«O rientation active» pour ses promoteurs, «sélection masquée» pour ses détracteurs, «information renforcée» pour les neutres qui refusent de choisir. Les deux tiers des universités françaises 59 sur 85 proposent désormais d'aider les nouveaux bacheliers à faire le bon choix, en les encourageant ou en les dissuadant de s'inscrire dans telle filière. Officiellement, il s'agit de lutter contre l'échec : plus de 20 % des étudiants abandonnent sans diplôme. Mais certains voient là une façon de sélectionner pour des universités tenues d'accueillir tout le monde.
Modestes. Lancée en septembre dernier par le ministre de l'Enseignement supérieur, l'idée d'une «préinscription» à l'entrée de l'université a tout de suite suscité des hauts cris, notamment de syndicats étudiants. Une circulaire ministérielle est toutefois promulguée en novembre, avec des objectifs plus modestes. On y parle d' «orientation active». Et d'une expérience que seules les universités volontaires mèneront, entre janvier et mars, sans moyens supplémentaires.
Dans la précipitation, chacun a tenté de faire au mieux. Le lycéen de terminale remplit un dossier, par écrit ou sur le site web, où il inclut ses derniers bulletins scolaires, ses notes aux épreuves anticipées du bac, la filière qu'il veut suivre, etc. En général, les universités renvoient des réponses types : elles ont défini plusieurs profils d'étudiants qui réussissent, par discipline. Ceux dont le profil est trop éloigné sont découragés. Des entretiens peuvent leur être proposés dans le cadre des Journées portes ouvertes.
«C'est évidemment mieux pour le lycéen de savoir à l'avance s'il se fourvoie ou non, assure Anita Bersellini, présidente de l'université Paris-XI Orsay, aussi doit-il être informé, savoir par exemple qu'avec un diplôme de sciences physiques, aujourd'hui, on a un emploi. C'est aussi dans notre intérêt. Nous ne souhaitons pas prendre des pas bons, les autres allant dans les filières sélectives. En même temps, ce n'est pas une sélection, l'étudiant s'inscrit où il veut, même après un avis négatif.»
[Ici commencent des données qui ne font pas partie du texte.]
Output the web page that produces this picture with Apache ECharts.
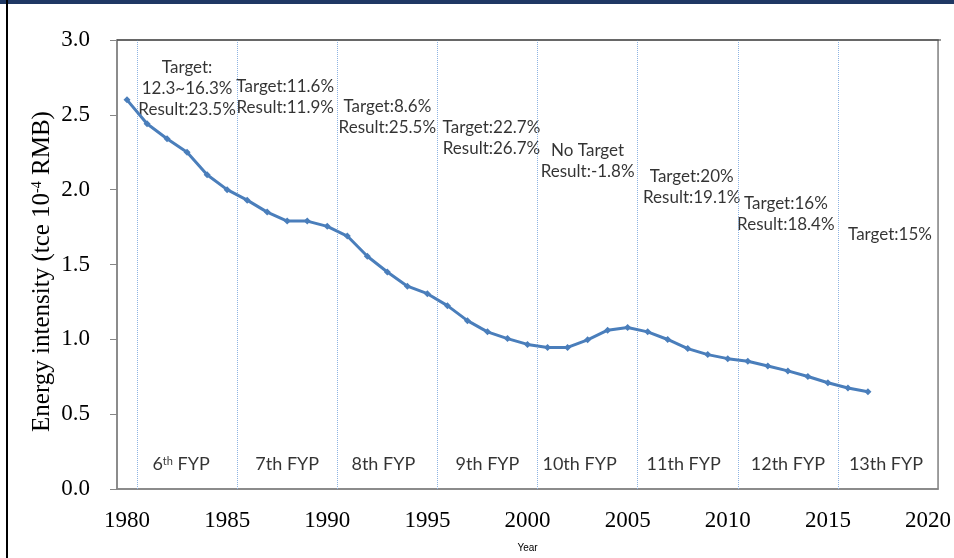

Avec 530 connexions sur le site «Orientation active» de l'université Bordeaux-IV, Yves le Breton, directeur du SUIO (service information et orientation), n'est pas mécontent : «Nous avons eu si peu de temps. Un peu plus du quart de la population concernée les premières années de droit, économie-gestion, commerce, AES a reçu une information approfondie et pu consulter les taux de succès et d'échec de chaque année de licence.» Les lycéens vont maintenant recevoir des réponses types. Mais, faute de moyens, ceux invités à renoncer n'auront aucun conseil particulier. «Pour 135 000 étudiants, nous avons un demi-poste de conseiller d'orientation, regrette Yves le Breton, les lycées sont mieux dotés.»
«Rassurés». A Montpellier-I, Philippe Augé, responsable du projet Orientation active, évoque un «bilan mitigé» : 228 lycéens ont rempli les dossiers, essentiellement de filières générales ayant de bons résultats. «Ils voulaient être rassurés», dit-il. Or le dispositif vise plutôt les bacheliers pro et techno, qui fournissent le gros des étudiants en échec. «On devrait pouvoir leur conseiller des filières courtes, comme les STS et les IUT. Mais le problème est que ces établissements sélectionnent et ne prennent que les meilleurs, avec des bacs généraux. Du coup, ces bacheliers risquent de choisir encore l'université par défaut.»
En butte à une vive opposition notamment syndicale au conseil d'administration, la prestigieuse université Paris-I Sorbonne a choisi de mettre en place une «information renforcée». Un site spécial (1) a été ouvert, où les étudiants peuvent s'autoévaluer et demander un avis. Dans la semaine qui suit, ils reçoivent une réponse type que des enseignants ont toutefois affinée. «Nous avons reçu 2 260 demandes d'avis pédagogiques concernant 9 licences, explique Mireille Chiroleu-Assouline, déléguée à la communication. Devant le succès, nous venons de décider de prolonger jusqu'au 25 mars. Tout le monde peut être gagnant si les étudiants savent mieux où ils vont» .
L'expérience sera-t-elle généralisée l'an prochain ? D'ici là, il faudra lever les réticences des syndicats. Mais aussi des enseignants appelés à animer des réunions d'orientation. Beaucoup s'y sont refusés, estimant que, après la suppression des décharges horaires, il était malvenu de leur demander un surcroît de travail.